Lorsqu'il descend à la gare, au lieu de la belle voiture
qu'il avait prévue, c'est un petit cabriolet qui l'attend,
conduit par un jeune déluré qui en impose tout de
suite au puritain par ses manières et ses propos. Il
annonce en effet qu'il se marie dans quinze jours, qu'il quittera
dès demain matin le domaine de Wormsloe où l'on
s'ennuie ferme et demande à brûle-point s'il y a
beaucoup de jolies filles dans la grande ville (d'où Wilfred
vient ?), présupposant qu'il doit en connaître
long à ce sujet.
Arrivé à Wormsloe, Wilfred
décide de ne pas attendre dans sa chambre l'heure du repas.
En bas, il rencontre son cousin Argus Howard. Puis il mange seul,
servi par le vieux domestique. Ce dernier lui laisse entendre
qu'il craint pour le salut de son oncle, mais pas pour... le
sien !
Là-dessus, Wilfred monte se coucher,
assez démoralisé de se trouver là catholique
parmi des protestants et pauvre parmi des riches.
En plus, à cause d'une
sensualité qu'il contrôle mal, il craint pour son
salut.
Bibliographie
Canovas : ce rêve ne fait pas partie de son corpus.
FIELD, Trevor, « The litterary significance of dreams in
the novels of Julien Green », Modern Language
Review, Cambridge, 1980, no 75, p. 291-300, notamment
p. 297-298.
PETIT, Jacques, annotation des OEuvres complètes de
Julien Green, vol. 3, Paris, Gallimard (coll.

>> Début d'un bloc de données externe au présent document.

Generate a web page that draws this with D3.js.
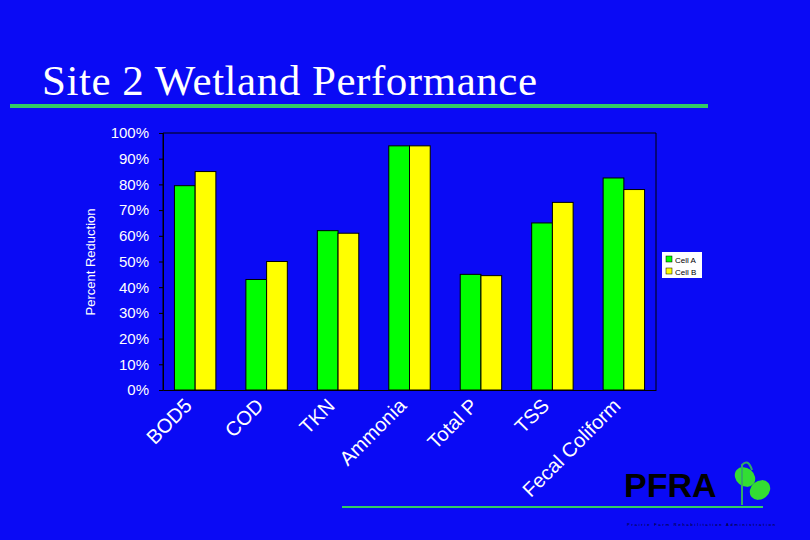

« Bibliothèque de la pléiade »),
1972, « Chaque homme dans sa nuit »,
p. 1663-1664.
Jacques Petit propose une interprétation
« infernale » (le mot est de lui) de ce
rêve, Gheza étant le diable et la ville en flamme,
l'enfer. Ces forces du mal s'organiseraient à partir de la
vague sensualité dégagée par Gheza lors du
trajet en carriole. En revanche, l'évocation du personnage
de la mère, le fait que le rêveur descende finalement
de la carriole infernale et, surtout, la peur de la castration
représentée par le gant ensanglanté, tout cela
signifierait, selon Jacques Petit, le refus victorieux de la
sexualité inspiré par sa conversation avec le vieux
domestique et donnerait son sens au rêve.